# START OF Supplied entries
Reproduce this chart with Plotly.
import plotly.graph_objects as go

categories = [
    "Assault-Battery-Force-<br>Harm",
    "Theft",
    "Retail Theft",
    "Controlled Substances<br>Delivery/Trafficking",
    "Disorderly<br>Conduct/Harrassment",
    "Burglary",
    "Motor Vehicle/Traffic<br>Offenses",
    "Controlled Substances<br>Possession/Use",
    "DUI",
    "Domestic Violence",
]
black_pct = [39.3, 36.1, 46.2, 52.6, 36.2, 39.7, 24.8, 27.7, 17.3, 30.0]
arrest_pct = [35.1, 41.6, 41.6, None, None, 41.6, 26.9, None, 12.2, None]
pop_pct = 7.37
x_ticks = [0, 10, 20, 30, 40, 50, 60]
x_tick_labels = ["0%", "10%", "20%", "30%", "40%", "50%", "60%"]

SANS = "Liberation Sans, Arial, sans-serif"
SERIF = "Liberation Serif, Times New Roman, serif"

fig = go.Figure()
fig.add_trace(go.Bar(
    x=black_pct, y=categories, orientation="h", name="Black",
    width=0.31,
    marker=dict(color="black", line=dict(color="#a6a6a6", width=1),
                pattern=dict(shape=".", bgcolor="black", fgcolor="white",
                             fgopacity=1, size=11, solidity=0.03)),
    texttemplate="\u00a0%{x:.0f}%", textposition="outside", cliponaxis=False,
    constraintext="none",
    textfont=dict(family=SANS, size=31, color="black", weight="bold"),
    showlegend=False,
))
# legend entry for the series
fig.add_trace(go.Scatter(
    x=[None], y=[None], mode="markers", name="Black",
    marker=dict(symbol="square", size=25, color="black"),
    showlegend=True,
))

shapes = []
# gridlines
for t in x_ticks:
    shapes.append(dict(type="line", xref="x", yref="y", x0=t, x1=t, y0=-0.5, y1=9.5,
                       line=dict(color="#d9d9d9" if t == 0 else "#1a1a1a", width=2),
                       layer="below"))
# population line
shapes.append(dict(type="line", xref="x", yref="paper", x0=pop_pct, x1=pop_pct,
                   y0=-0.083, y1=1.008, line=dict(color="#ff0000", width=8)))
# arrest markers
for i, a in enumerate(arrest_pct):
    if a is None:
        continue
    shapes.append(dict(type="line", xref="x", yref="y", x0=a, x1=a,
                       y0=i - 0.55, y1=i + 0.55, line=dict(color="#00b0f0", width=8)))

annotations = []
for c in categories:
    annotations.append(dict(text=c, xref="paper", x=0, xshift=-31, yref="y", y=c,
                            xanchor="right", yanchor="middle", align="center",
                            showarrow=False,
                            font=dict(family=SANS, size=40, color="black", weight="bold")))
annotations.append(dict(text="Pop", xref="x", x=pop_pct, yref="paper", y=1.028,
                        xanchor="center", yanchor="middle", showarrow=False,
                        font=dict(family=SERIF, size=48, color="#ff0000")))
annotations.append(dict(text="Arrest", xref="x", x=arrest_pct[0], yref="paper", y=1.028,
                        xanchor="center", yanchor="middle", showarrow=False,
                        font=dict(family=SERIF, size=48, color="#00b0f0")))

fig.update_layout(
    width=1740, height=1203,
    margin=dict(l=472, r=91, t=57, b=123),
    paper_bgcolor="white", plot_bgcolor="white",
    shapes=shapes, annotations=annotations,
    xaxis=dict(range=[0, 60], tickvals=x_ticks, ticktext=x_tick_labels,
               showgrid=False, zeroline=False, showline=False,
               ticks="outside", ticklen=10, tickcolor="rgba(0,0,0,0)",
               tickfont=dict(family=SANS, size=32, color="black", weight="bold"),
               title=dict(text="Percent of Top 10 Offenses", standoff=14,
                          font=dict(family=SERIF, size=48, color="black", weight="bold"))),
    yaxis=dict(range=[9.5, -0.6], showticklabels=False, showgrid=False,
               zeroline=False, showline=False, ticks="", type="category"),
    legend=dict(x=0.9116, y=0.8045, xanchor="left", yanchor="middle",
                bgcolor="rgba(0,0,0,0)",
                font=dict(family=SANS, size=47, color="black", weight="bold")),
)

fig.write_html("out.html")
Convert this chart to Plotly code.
# END OF Supplied entries
§ Task to complete
Beginning at the top of the data, please return every line until and including the line containing "import plotly.graph_objects as go", copied exactly, and nothing past it.

§ Response below
Reproduce this chart with Plotly.
import plotly.graph_objects as go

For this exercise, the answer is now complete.